#### AVAILABLE RECORDS

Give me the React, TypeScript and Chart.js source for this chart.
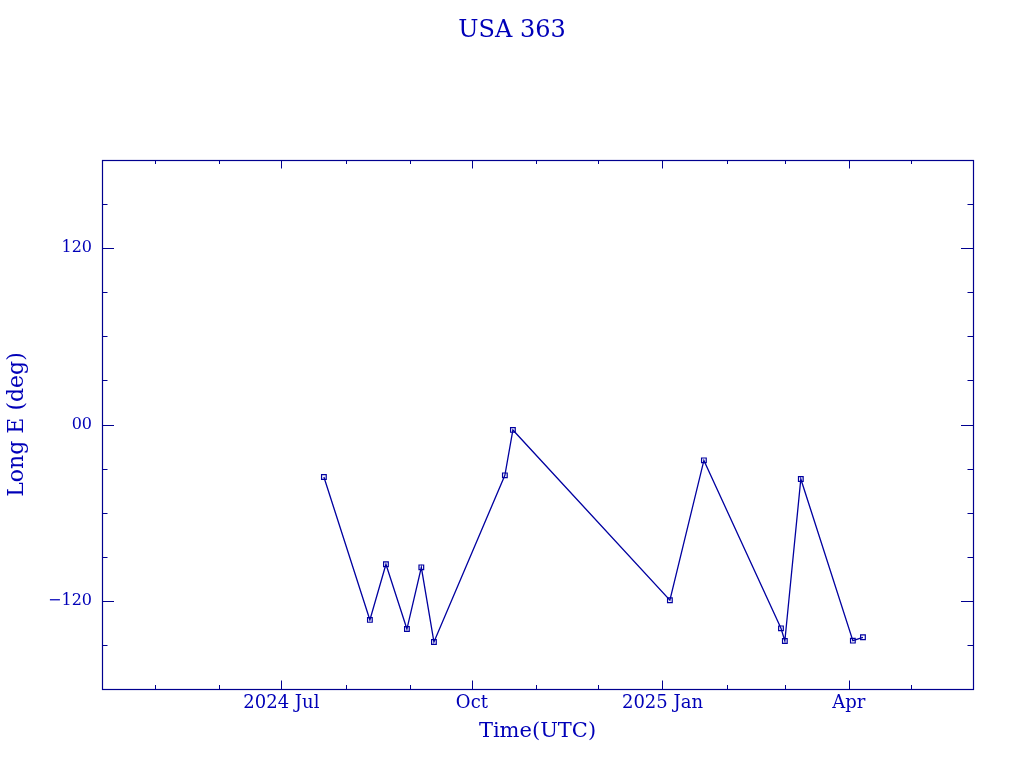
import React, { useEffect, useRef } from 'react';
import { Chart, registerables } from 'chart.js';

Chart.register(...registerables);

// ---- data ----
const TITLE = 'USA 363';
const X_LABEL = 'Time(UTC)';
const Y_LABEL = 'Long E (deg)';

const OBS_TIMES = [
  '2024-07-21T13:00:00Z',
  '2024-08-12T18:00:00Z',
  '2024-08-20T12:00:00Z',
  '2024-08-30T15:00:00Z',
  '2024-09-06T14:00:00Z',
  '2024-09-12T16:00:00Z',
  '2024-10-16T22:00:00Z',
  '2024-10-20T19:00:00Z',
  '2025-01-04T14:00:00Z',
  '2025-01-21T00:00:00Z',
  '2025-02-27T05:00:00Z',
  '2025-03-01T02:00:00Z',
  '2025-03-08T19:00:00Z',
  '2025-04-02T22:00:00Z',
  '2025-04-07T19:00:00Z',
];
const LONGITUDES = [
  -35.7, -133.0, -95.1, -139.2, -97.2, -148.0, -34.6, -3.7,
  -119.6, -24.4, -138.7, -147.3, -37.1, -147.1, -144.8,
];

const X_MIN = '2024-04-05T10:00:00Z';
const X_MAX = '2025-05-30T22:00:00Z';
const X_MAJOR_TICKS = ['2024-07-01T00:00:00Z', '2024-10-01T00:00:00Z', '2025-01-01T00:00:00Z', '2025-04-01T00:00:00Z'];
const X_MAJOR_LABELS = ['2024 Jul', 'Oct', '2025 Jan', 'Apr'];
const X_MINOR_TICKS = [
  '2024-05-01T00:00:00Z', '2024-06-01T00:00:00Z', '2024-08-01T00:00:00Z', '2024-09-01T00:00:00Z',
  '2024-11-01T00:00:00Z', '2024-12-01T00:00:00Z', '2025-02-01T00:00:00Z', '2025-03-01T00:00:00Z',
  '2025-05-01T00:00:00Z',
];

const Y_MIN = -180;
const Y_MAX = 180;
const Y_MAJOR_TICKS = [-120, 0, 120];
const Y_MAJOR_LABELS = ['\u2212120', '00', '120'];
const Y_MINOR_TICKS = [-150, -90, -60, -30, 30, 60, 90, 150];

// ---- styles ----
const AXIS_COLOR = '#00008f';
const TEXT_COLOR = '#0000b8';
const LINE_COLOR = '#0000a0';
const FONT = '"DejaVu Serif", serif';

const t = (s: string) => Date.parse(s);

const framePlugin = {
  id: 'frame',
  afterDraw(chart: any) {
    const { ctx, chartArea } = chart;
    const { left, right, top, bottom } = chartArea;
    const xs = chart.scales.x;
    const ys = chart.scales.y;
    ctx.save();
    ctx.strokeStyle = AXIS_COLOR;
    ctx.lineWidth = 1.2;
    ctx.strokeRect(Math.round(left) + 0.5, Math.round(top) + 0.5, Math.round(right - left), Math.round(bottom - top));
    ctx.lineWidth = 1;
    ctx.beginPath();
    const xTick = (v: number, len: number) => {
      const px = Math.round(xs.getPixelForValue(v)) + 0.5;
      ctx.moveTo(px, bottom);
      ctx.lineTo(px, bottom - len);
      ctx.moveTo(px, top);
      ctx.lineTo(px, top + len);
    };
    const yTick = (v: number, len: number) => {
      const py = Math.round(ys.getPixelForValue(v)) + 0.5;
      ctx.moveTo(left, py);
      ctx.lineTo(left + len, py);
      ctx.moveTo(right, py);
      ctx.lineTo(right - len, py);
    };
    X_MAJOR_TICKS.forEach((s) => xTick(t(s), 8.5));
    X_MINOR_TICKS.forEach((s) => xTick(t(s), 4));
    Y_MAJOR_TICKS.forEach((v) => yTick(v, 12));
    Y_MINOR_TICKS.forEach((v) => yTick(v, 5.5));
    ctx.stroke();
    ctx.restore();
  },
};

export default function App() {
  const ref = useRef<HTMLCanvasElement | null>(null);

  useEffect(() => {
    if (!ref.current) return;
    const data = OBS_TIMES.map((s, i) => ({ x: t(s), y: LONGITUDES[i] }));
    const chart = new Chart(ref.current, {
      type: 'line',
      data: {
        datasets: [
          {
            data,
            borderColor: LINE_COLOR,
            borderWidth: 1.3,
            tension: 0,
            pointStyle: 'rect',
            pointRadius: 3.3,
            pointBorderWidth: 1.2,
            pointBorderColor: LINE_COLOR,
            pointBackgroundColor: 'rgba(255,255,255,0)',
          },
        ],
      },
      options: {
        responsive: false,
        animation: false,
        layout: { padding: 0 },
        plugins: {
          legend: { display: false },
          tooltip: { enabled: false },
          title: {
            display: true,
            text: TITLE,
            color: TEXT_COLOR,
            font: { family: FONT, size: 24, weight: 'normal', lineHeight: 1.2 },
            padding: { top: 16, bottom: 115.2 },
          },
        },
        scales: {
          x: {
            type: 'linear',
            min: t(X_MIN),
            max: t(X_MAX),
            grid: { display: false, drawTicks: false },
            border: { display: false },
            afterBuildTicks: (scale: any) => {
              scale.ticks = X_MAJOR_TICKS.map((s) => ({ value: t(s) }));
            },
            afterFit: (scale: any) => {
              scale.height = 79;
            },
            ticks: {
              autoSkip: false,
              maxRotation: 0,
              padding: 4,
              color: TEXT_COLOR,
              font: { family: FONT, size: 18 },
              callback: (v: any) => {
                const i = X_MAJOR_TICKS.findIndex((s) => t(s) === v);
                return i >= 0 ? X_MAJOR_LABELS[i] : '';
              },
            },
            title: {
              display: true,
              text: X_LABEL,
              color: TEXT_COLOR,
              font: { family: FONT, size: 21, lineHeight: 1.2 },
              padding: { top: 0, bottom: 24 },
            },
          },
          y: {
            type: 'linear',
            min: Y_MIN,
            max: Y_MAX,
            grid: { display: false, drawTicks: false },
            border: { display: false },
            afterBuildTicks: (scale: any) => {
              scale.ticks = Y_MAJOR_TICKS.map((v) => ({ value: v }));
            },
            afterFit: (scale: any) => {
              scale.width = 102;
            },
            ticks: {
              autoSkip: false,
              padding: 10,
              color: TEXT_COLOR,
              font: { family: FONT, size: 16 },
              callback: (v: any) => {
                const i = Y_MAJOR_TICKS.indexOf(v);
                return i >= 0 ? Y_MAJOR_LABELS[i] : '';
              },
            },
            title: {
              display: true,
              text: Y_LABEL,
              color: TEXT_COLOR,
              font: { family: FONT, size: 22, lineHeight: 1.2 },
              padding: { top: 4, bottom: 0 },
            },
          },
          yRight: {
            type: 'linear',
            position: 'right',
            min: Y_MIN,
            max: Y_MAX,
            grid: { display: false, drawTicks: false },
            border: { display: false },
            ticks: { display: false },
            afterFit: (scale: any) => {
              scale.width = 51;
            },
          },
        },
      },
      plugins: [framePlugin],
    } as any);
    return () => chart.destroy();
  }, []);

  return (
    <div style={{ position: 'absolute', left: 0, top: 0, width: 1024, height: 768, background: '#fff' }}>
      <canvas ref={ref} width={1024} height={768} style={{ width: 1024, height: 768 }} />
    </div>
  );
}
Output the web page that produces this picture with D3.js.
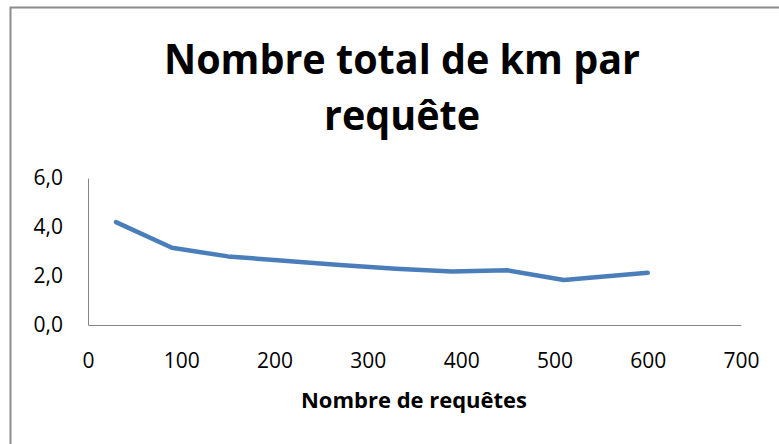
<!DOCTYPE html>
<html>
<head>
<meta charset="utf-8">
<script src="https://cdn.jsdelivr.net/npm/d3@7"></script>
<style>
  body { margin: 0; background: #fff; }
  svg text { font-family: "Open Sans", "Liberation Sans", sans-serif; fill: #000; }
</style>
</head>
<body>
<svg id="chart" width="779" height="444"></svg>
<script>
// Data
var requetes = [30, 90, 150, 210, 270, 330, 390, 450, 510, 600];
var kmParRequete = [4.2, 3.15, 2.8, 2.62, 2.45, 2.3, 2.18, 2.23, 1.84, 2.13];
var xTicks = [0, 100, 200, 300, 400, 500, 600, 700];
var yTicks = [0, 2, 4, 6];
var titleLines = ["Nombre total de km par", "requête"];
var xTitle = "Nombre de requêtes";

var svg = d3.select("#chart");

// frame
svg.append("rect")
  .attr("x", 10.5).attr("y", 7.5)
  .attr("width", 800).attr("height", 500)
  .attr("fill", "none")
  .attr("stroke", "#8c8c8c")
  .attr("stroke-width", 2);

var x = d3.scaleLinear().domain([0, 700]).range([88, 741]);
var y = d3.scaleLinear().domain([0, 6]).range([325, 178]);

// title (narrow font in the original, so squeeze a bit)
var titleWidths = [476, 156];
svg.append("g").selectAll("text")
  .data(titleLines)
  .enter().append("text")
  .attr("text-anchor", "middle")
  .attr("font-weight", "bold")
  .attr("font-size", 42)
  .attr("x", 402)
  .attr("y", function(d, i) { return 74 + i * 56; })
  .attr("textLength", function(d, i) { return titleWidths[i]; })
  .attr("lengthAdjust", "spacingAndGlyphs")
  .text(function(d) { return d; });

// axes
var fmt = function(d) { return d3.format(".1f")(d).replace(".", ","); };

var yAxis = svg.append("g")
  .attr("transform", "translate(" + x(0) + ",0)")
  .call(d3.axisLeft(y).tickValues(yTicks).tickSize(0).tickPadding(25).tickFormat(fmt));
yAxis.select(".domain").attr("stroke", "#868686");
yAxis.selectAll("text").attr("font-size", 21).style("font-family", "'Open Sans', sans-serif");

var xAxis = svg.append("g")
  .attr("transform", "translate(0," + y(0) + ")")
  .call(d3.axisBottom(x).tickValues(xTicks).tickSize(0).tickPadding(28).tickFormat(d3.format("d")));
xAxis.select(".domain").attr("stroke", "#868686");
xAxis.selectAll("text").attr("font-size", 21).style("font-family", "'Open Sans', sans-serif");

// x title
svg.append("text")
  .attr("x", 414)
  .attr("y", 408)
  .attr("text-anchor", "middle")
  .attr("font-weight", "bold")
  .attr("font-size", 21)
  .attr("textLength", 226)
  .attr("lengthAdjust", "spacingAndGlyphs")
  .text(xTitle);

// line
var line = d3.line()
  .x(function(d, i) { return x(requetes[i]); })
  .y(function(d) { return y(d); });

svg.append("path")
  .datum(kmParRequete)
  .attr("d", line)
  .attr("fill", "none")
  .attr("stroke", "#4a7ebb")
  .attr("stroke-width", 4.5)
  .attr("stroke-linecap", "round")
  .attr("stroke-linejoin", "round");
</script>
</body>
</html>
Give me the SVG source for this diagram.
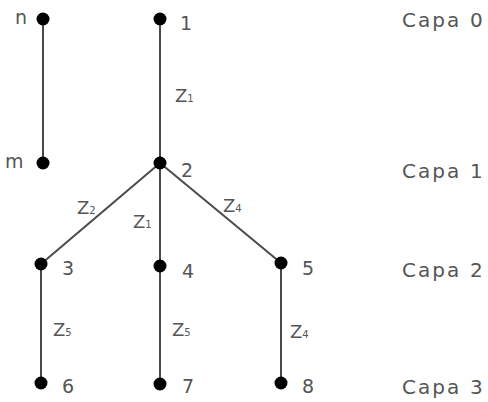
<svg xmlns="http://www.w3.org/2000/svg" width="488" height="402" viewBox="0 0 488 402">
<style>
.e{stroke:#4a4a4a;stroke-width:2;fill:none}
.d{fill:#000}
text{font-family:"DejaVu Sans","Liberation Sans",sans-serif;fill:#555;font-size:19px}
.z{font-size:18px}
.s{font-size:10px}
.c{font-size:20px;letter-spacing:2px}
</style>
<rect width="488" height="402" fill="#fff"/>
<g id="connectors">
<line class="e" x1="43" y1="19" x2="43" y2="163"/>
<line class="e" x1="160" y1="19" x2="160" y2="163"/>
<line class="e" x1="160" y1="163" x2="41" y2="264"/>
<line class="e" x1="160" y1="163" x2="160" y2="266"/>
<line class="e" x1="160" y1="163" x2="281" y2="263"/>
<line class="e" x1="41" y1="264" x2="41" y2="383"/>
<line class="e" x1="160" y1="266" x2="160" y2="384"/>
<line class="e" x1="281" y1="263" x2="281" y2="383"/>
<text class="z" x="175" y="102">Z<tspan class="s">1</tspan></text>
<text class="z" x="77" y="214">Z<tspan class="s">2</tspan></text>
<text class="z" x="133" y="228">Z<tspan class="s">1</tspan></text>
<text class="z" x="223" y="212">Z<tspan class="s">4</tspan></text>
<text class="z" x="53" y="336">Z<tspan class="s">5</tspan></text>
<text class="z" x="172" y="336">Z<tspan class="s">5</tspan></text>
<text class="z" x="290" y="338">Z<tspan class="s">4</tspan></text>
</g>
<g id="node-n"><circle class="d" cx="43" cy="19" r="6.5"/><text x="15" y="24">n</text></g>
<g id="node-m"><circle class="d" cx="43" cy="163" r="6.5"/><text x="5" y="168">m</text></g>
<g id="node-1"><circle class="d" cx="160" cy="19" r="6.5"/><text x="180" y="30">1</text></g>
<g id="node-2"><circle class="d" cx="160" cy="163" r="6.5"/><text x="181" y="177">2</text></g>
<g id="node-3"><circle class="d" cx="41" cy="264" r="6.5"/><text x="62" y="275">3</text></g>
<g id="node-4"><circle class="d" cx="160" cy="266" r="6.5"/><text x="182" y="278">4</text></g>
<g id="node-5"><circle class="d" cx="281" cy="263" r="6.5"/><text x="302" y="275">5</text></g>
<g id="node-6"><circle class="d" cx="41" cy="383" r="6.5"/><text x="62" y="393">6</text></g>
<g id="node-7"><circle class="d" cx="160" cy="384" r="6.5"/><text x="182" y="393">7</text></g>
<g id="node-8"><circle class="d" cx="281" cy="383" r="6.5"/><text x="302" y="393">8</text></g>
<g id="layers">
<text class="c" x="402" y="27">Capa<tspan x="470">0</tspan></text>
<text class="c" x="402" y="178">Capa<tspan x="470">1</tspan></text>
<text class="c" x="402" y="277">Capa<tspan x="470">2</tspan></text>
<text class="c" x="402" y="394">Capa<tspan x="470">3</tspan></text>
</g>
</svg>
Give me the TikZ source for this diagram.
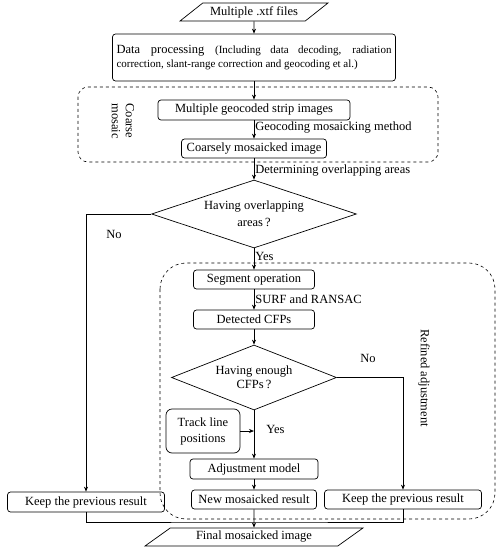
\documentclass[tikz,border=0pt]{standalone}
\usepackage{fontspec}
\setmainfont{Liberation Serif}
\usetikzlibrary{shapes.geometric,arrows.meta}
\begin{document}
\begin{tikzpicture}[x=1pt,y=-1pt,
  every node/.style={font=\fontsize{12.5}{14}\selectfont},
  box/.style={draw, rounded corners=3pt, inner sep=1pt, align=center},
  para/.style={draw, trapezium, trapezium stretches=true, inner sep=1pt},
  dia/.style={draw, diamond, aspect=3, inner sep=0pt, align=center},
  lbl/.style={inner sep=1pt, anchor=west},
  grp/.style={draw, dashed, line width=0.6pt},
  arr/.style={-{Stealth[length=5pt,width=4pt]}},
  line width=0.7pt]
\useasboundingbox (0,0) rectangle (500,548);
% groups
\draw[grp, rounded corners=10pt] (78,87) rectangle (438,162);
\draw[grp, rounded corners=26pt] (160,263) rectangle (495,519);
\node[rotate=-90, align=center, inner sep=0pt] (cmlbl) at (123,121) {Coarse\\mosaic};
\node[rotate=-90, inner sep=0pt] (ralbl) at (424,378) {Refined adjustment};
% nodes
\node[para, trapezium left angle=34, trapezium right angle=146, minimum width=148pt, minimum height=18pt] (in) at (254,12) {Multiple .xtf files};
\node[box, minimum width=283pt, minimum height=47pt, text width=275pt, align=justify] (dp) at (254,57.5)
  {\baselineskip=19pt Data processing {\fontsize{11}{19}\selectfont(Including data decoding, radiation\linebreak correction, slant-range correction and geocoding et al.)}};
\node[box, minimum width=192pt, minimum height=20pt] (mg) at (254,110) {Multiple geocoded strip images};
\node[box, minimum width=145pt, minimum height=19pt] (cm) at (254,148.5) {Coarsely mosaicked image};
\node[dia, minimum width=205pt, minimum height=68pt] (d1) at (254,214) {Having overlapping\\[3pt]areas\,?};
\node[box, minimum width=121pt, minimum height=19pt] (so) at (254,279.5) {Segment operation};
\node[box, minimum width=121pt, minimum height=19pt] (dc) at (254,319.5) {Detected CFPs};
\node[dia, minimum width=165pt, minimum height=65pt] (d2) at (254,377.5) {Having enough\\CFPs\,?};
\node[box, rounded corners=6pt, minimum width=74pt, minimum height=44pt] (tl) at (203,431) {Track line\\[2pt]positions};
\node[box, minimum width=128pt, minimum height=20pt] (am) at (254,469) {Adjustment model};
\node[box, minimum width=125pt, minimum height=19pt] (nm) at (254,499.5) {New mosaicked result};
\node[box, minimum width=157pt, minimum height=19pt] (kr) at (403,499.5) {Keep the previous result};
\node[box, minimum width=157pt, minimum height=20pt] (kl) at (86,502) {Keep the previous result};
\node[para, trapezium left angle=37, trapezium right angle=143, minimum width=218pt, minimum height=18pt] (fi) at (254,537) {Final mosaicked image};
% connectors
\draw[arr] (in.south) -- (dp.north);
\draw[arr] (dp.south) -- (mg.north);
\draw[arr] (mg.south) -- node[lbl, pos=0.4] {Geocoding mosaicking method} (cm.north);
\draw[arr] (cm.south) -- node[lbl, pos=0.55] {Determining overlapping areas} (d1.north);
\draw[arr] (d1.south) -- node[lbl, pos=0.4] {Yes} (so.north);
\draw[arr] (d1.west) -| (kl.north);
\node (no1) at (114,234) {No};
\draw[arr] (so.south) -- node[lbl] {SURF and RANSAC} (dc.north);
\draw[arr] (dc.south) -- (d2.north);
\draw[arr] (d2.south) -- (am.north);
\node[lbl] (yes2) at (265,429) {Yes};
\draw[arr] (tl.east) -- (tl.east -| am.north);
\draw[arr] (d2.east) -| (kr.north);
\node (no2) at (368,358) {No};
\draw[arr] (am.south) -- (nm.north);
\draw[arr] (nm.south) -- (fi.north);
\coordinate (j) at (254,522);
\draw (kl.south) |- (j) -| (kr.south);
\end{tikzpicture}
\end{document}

########

All lines from the start of the entries above through the line containing "const t = (s: string) => Date.parse(s);" are to be given again exactly; the pictures are not.

Give me the React, TypeScript and Chart.js source for this chart.
import React, { useEffect, useRef } from 'react';
import { Chart, registerables } from 'chart.js';

Chart.register(...registerables);

// ---- data ----
const TITLE = 'USA 363';
const X_LABEL = 'Time(UTC)';
const Y_LABEL = 'Long E (deg)';

const OBS_TIMES = [
  '2024-07-21T13:00:00Z',
  '2024-08-12T18:00:00Z',
  '2024-08-20T12:00:00Z',
  '2024-08-30T15:00:00Z',
  '2024-09-06T14:00:00Z',
  '2024-09-12T16:00:00Z',
  '2024-10-16T22:00:00Z',
  '2024-10-20T19:00:00Z',
  '2025-01-04T14:00:00Z',
  '2025-01-21T00:00:00Z',
  '2025-02-27T05:00:00Z',
  '2025-03-01T02:00:00Z',
  '2025-03-08T19:00:00Z',
  '2025-04-02T22:00:00Z',
  '2025-04-07T19:00:00Z',
];
const LONGITUDES = [
  -35.7, -133.0, -95.1, -139.2, -97.2, -148.0, -34.6, -3.7,
  -119.6, -24.4, -138.7, -147.3, -37.1, -147.1, -144.8,
];

const X_MIN = '2024-04-05T10:00:00Z';
const X_MAX = '2025-05-30T22:00:00Z';
const X_MAJOR_TICKS = ['2024-07-01T00:00:00Z', '2024-10-01T00:00:00Z', '2025-01-01T00:00:00Z', '2025-04-01T00:00:00Z'];
const X_MAJOR_LABELS = ['2024 Jul', 'Oct', '2025 Jan', 'Apr'];
const X_MINOR_TICKS = [
  '2024-05-01T00:00:00Z', '2024-06-01T00:00:00Z', '2024-08-01T00:00:00Z', '2024-09-01T00:00:00Z',
  '2024-11-01T00:00:00Z', '2024-12-01T00:00:00Z', '2025-02-01T00:00:00Z', '2025-03-01T00:00:00Z',
  '2025-05-01T00:00:00Z',
];

const Y_MIN = -180;
const Y_MAX = 180;
const Y_MAJOR_TICKS = [-120, 0, 120];
const Y_MAJOR_LABELS = ['\u2212120', '00', '120'];
const Y_MINOR_TICKS = [-150, -90, -60, -30, 30, 60, 90, 150];

// ---- styles ----
const AXIS_COLOR = '#00008f';
const TEXT_COLOR = '#0000b8';
const LINE_COLOR = '#0000a0';
const FONT = '"DejaVu Serif", serif';

const t = (s: string) => Date.parse(s);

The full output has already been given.